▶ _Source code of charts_
------------------------------------------------------------------------
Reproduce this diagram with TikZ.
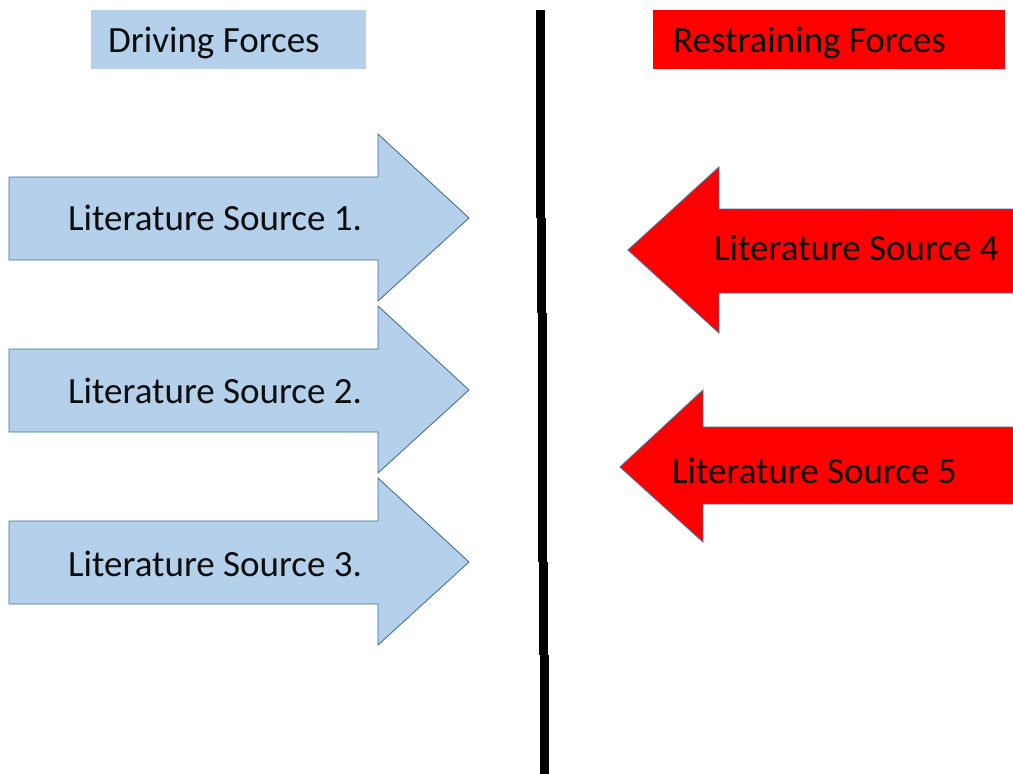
\documentclass[tikz,border=0pt]{standalone}
\usepackage{fontspec}
\setmainfont{Carlito}
\definecolor{driveblue}{HTML}{B4D0EB}
\definecolor{edgeblue}{HTML}{41719C}
\definecolor{restred}{HTML}{FF0000}
\definecolor{inktext}{HTML}{0D0D0D}
\tikzset{
  label text/.style={inner sep=0pt, anchor=base west, text=inktext,
    font=\fontsize{37}{44}\selectfont},
  driving/.style={fill=driveblue, draw=edgeblue, line width=0.9pt, line join=miter},
  restraining/.style={fill=restred, draw=edgeblue, line width=0.9pt, line join=miter},
  divider/.style={fill=black, draw=none}
}
\begin{document}
\begin{tikzpicture}[x=1pt,y=-1pt]
\clip (0,0) rectangle (1013,774);
\fill[white] (0,0) rectangle (1013,774);

% headers
\fill[driveblue] (91,10) rectangle (366,69);
\node[label text] (hdrive) at (108,52) {Driving Forces};
\fill[restred] (653,10) rectangle (1005,69);
\node[label text] (hrestrain) at (673,52) {Restraining Forces};

% dividing line, drawn by hand in short strokes
\fill[divider] (536,10) rectangle (545,218);
\fill[divider] (537,218) rectangle (546,313);
\fill[divider] (538,313) rectangle (547,562);
\fill[divider] (539,562) rectangle (548,655);
\fill[divider] (540,655) rectangle (549,774);

% driving force arrows (pointing right)
\foreach \dy [count=\i] in {0,172,344} {
  \draw[driving] (9,177+\dy) -- (378,177+\dy) -- (378,134+\dy) -- (469,218+\dy)
     -- (378,301+\dy) -- (378,260+\dy) -- (9,260+\dy) -- cycle;
}
\node[label text] (src1) at (68,230) {Literature Source 1.};
\node[label text] (src2) at (68,403) {Literature Source 2.};
\node[label text] (src3) at (68,576) {Literature Source 3.};

% restraining force arrows (pointing left)
\draw[restraining] (1030,209) -- (719,209) -- (719,167) -- (628,250)
   -- (719,333) -- (719,293) -- (1030,293) -- cycle;
\node[label text] (src4) at (714,260) {Literature Source 4};

\draw[restraining] (1030,427) -- (703,427) -- (703,390) -- (620,467)
   -- (703,542) -- (703,504) -- (1030,504) -- cycle;
\node[label text] (src5) at (672,483) {Literature Source 5};
\end{tikzpicture}
\end{document}
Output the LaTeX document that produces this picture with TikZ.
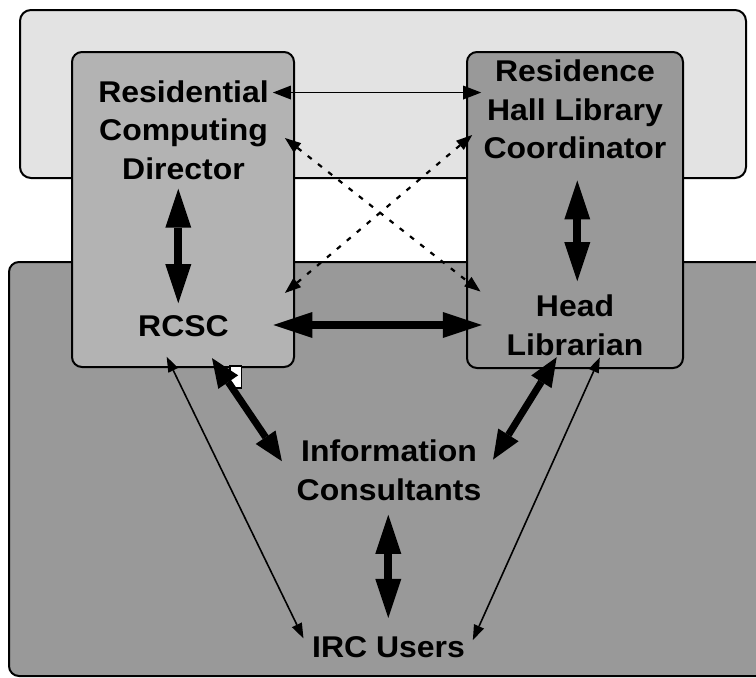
------------------------------------------------------------------------
▶ _What is expected_
Copy out every line of the material above exactly, skipping the pictures.

▶ _Correct response_
Reproduce this diagram with TikZ.
\documentclass[tikz,border=0pt]{standalone}
\usepackage{fontspec}
\setmainfont{Carlito}
\definecolor{driveblue}{HTML}{B4D0EB}
\definecolor{edgeblue}{HTML}{41719C}
\definecolor{restred}{HTML}{FF0000}
\definecolor{inktext}{HTML}{0D0D0D}
\tikzset{
  label text/.style={inner sep=0pt, anchor=base west, text=inktext,
    font=\fontsize{37}{44}\selectfont},
  driving/.style={fill=driveblue, draw=edgeblue, line width=0.9pt, line join=miter},
  restraining/.style={fill=restred, draw=edgeblue, line width=0.9pt, line join=miter},
  divider/.style={fill=black, draw=none}
}
\begin{document}
\begin{tikzpicture}[x=1pt,y=-1pt]
\clip (0,0) rectangle (1013,774);
\fill[white] (0,0) rectangle (1013,774);

% headers
\fill[driveblue] (91,10) rectangle (366,69);
\node[label text] (hdrive) at (108,52) {Driving Forces};
\fill[restred] (653,10) rectangle (1005,69);
\node[label text] (hrestrain) at (673,52) {Restraining Forces};

% dividing line, drawn by hand in short strokes
\fill[divider] (536,10) rectangle (545,218);
\fill[divider] (537,218) rectangle (546,313);
\fill[divider] (538,313) rectangle (547,562);
\fill[divider] (539,562) rectangle (548,655);
\fill[divider] (540,655) rectangle (549,774);

% driving force arrows (pointing right)
\foreach \dy [count=\i] in {0,172,344} {
  \draw[driving] (9,177+\dy) -- (378,177+\dy) -- (378,134+\dy) -- (469,218+\dy)
     -- (378,301+\dy) -- (378,260+\dy) -- (9,260+\dy) -- cycle;
}
\node[label text] (src1) at (68,230) {Literature Source 1.};
\node[label text] (src2) at (68,403) {Literature Source 2.};
\node[label text] (src3) at (68,576) {Literature Source 3.};

% restraining force arrows (pointing left)
\draw[restraining] (1030,209) -- (719,209) -- (719,167) -- (628,250)
   -- (719,333) -- (719,293) -- (1030,293) -- cycle;
\node[label text] (src4) at (714,260) {Literature Source 4};

\draw[restraining] (1030,427) -- (703,427) -- (703,390) -- (620,467)
   -- (703,542) -- (703,504) -- (1030,504) -- cycle;
\node[label text] (src5) at (672,483) {Literature Source 5};
\end{tikzpicture}
\end{document}
Output the LaTeX document that produces this picture with TikZ.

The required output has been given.